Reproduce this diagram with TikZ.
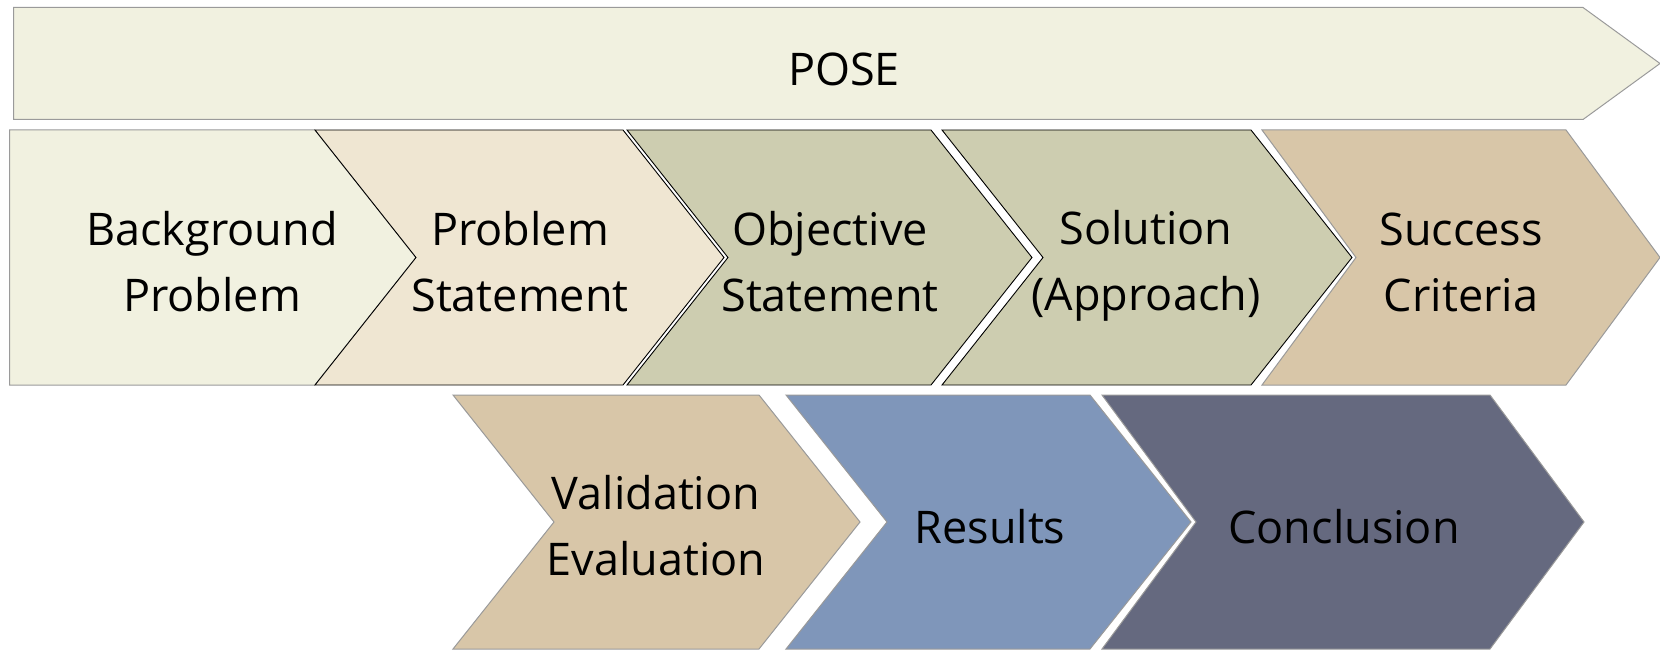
\documentclass[tikz,border=0pt]{standalone}
\usepackage{fontspec}
\setmainfont{Open Sans}
\definecolor{cPose}{HTML}{F1F1E0}
\definecolor{cBack}{HTML}{F1F1E0}
\definecolor{cProb}{HTML}{EFE6D2}
\definecolor{cObj}{HTML}{CDCDB0}
\definecolor{cSucc}{HTML}{D8C6A8}
\definecolor{cRes}{HTML}{7F96BA}
\definecolor{cConc}{HTML}{65697F}
\definecolor{cEdge}{HTML}{9A9A9A}
\newcommand{\chevshape}[6]{% style, L, T, R, B, depth
  \path[#1] (#2,#3) -- (#4,#3) -- ({#4+#6},{(#3+#5)/2}) -- (#4,#5) -- (#2,#5) -- ({#2+#6},{(#3+#5)/2}) -- cycle;}
\newcommand{\pentshape}[6]{% style, L, T, R, B, depth
  \path[#1] (#2,#3) -- (#4,#3) -- ({#4+#6},{(#3+#5)/2}) -- (#4,#5) -- (#2,#5) -- cycle;}
\begin{document}
\begin{tikzpicture}[x=1pt,y=-1pt,
  lbl/.style={font=\fontsize{45}{66}\selectfont, align=center, inner sep=0pt, text=black},
  graybox/.style={draw=cEdge, line width=1pt},
  darkbox/.style={draw=black, line width=0.9pt}]
\useasboundingbox (0,0) rectangle (1660,650);
% top banner
\pentshape{graybox, fill=cPose}{13.5}{7.5}{1583}{119.5}{77}
\node[lbl] (pose) at (844,69) {POSE};
% row 1
\pentshape{graybox, fill=cBack}{9.5}{130}{315}{385}{101}
\chevshape{darkbox, fill=cProb}{315}{130}{623}{385}{101}
\chevshape{darkbox, fill=cObj}{627}{130}{931}{385}{101}
\chevshape{darkbox, fill=cObj}{942}{130}{1251}{385}{101}
\chevshape{graybox, fill=cSucc}{1262}{130}{1566}{385}{94}
\node[lbl] (bg) at (212,262) {Background\\Problem};
\node[lbl] (ps) at (520,262) {Problem\\Statement};
\node[lbl] (os) at (830,262) {Objective\\Statement};
\node[lbl] (sa) at (1146,266) {Solution\\(Approach)};
\node[lbl] (sc) at (1461,262) {Success\\Criteria};
% row 2
\chevshape{graybox, fill=cSucc}{453}{395}{759}{649}{101}
\chevshape{graybox, fill=cRes}{786}{395}{1090}{649}{101}
\chevshape{graybox, fill=cConc}{1102}{395}{1490}{649}{94}
\node[lbl] (ve) at (656,526) {Validation\\Evaluation};
\node[lbl] (rs) at (990,527) {Results};
\node[lbl] (cc) at (1344,527) {Conclusion};
\end{tikzpicture}
\end{document}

====

EXERCISE INSTRUCTIONS: Reproduce the listing exactly. Leave its pictures out.

COMPLETED TASK:
Reproduce this diagram with TikZ.
\documentclass[tikz,border=0pt]{standalone}
\usepackage{fontspec}
\setmainfont{Open Sans}
\definecolor{cPose}{HTML}{F1F1E0}
\definecolor{cBack}{HTML}{F1F1E0}
\definecolor{cProb}{HTML}{EFE6D2}
\definecolor{cObj}{HTML}{CDCDB0}
\definecolor{cSucc}{HTML}{D8C6A8}
\definecolor{cRes}{HTML}{7F96BA}
\definecolor{cConc}{HTML}{65697F}
\definecolor{cEdge}{HTML}{9A9A9A}
\newcommand{\chevshape}[6]{% style, L, T, R, B, depth
  \path[#1] (#2,#3) -- (#4,#3) -- ({#4+#6},{(#3+#5)/2}) -- (#4,#5) -- (#2,#5) -- ({#2+#6},{(#3+#5)/2}) -- cycle;}
\newcommand{\pentshape}[6]{% style, L, T, R, B, depth
  \path[#1] (#2,#3) -- (#4,#3) -- ({#4+#6},{(#3+#5)/2}) -- (#4,#5) -- (#2,#5) -- cycle;}
\begin{document}
\begin{tikzpicture}[x=1pt,y=-1pt,
  lbl/.style={font=\fontsize{45}{66}\selectfont, align=center, inner sep=0pt, text=black},
  graybox/.style={draw=cEdge, line width=1pt},
  darkbox/.style={draw=black, line width=0.9pt}]
\useasboundingbox (0,0) rectangle (1660,650);
% top banner
\pentshape{graybox, fill=cPose}{13.5}{7.5}{1583}{119.5}{77}
\node[lbl] (pose) at (844,69) {POSE};
% row 1
\pentshape{graybox, fill=cBack}{9.5}{130}{315}{385}{101}
\chevshape{darkbox, fill=cProb}{315}{130}{623}{385}{101}
\chevshape{darkbox, fill=cObj}{627}{130}{931}{385}{101}
\chevshape{darkbox, fill=cObj}{942}{130}{1251}{385}{101}
\chevshape{graybox, fill=cSucc}{1262}{130}{1566}{385}{94}
\node[lbl] (bg) at (212,262) {Background\\Problem};
\node[lbl] (ps) at (520,262) {Problem\\Statement};
\node[lbl] (os) at (830,262) {Objective\\Statement};
\node[lbl] (sa) at (1146,266) {Solution\\(Approach)};
\node[lbl] (sc) at (1461,262) {Success\\Criteria};
% row 2
\chevshape{graybox, fill=cSucc}{453}{395}{759}{649}{101}
\chevshape{graybox, fill=cRes}{786}{395}{1090}{649}{101}
\chevshape{graybox, fill=cConc}{1102}{395}{1490}{649}{94}
\node[lbl] (ve) at (656,526) {Validation\\Evaluation};
\node[lbl] (rs) at (990,527) {Results};
\node[lbl] (cc) at (1344,527) {Conclusion};
\end{tikzpicture}
\end{document}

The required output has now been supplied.